Ora le pagine di storia, tifosi, il club, le stanno scrivendo nella Gottardo Arena, dove Francesco segue la sua squadra dal Settore I della tribuna. Nella nuova pista si è trasferito anche lo spirito della valle? «Lo spirito dei tifosi in grandi linee è rimasto uguale. Il tifo è sempre lo stesso, le persone son ancora quelle (anzi ce n’è qualcuna in più!). Percepisco tanto entusiasmo e presenza. Forse, un po’ diverso è il post-partita dove noto una leggera tendenza ad abbandonare pista e dintorni più velocemente». A proposito della nuova costruzione il tifoso DOC ne sottolinea con gratitudine l’importanza. «Non so se tutti si siano ancora resi conto dell’impresa titanica che è stata realizzata nel costruire questa nuova pista ad Ambrì. Dobbiamo essere felici di aver una nuova casa dove noi e le prossime generazioni di tifosi Biancoblù possiamo continuare a trovarci e vivere emozioni».

Sono sicuramente emotivo. Devo dire che non conosco tantissimi tifosi HCAP distaccati

Le emozioni del tifoso

Detto dell’ambiente, diciamo del tifoso. «Sono sicuramente emotivo. Devo dire che non conosco tantissimi tifosi HCAP distaccati. Mi identifico appieno con la squadra e così vivo la partita come se facessi parte del gruppo che scende sul ghiaccio. Insomma, cerco di fare la mia parte anche dagli spalti». E come la mettiamo con l’umore post-partita, è forse hockeypatico, variabile come in meteorologia? «Sento molto di più i pre-partita che i post. I giorni delle partite sono sicuramente un po’ più nervoso. Invece il risultato spesso è relativo. Perdere non piace a nessuno, ma quando la squadra gioca con la giusta attitudine e dà tutto per la maglia anche se si perde, si passa lo stesso una buona giornata senza troppe tragedie o isterismi». Della sua carriera di tifoso, al curvaiolo trapiantato in tribuna piace segnalare una curiosità. «Tempo fa ragionavo su un aspetto che ritengo significativo e comune a molti tifosi dell’Ambrì. Ho stimato che per seguire la squadra percorro ogni anno circa 4.400 chilometri (con diversi mezzi di trasporto). Un dato che rende bene l’idea della passione dei tifosi. Nel mio caso questi viaggi (delle vere e proprie trasferte anche quando si gioca in casa) durano tra andata e ritorno quasi un’ora e mezza, tempo che condivido sempre con amici e parenti che salgono con me. Un tempo piacevole che fa parte del “pacchetto partita HCAP” e al quale sono legati alcuni tra i migliori ricordi».

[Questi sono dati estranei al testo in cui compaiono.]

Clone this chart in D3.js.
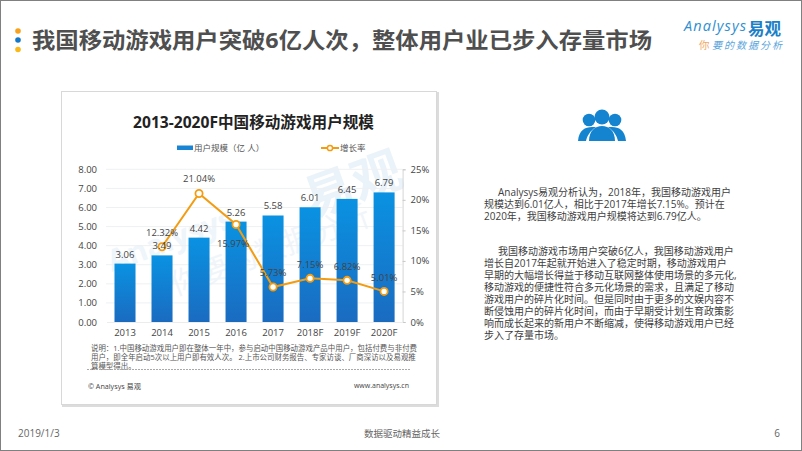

L’insostenibile leggerezza del derby

Derby? Francesco Polli ci racconta una chicca. «Agli albori della storia Ambrì e Lugano andavano super d’accordo. Sembra che i colori delle maglie dei Leventinesi dovessero essere bianconeri, in onore della squadra di calcio luganese, ma una svista - nel senso letterale del termine - di chi doveva scegliere la lana le ha fatte biancoblù». «Oggi - chiosa il tifoso DOC - siamo fortunati, la rivalità delle due squadre alimenta in modo reciproco il mito delle stesse». E come vive questa sfida che taglia in due il Cantone? «Fino a qualche anno fa li sentivo un po’ di più. Oggi, senza voler sminuire i bianconeri, li vivo come le altre partite. Poi, come detto sono cresciuto nel Luganese, ho diversi amici bianconeri, la rivalità è una sana rivalità filosofico-sportiva. Dico così perché se proprio devo individuare qualcosa che differenzia le due tifoserie lo trovo nell’approccio filosofico. Ho l’impressione che i tifosi biancoblù di base siano contenti di esistere e di poter lottare per delle vittorie (sportive e non), mentre il tifoso bianconero sembra che debba vincere per essere felice dando un po’ più per scontato il resto... Non c’è nulla di male nelle due visioni, sono solo diverse».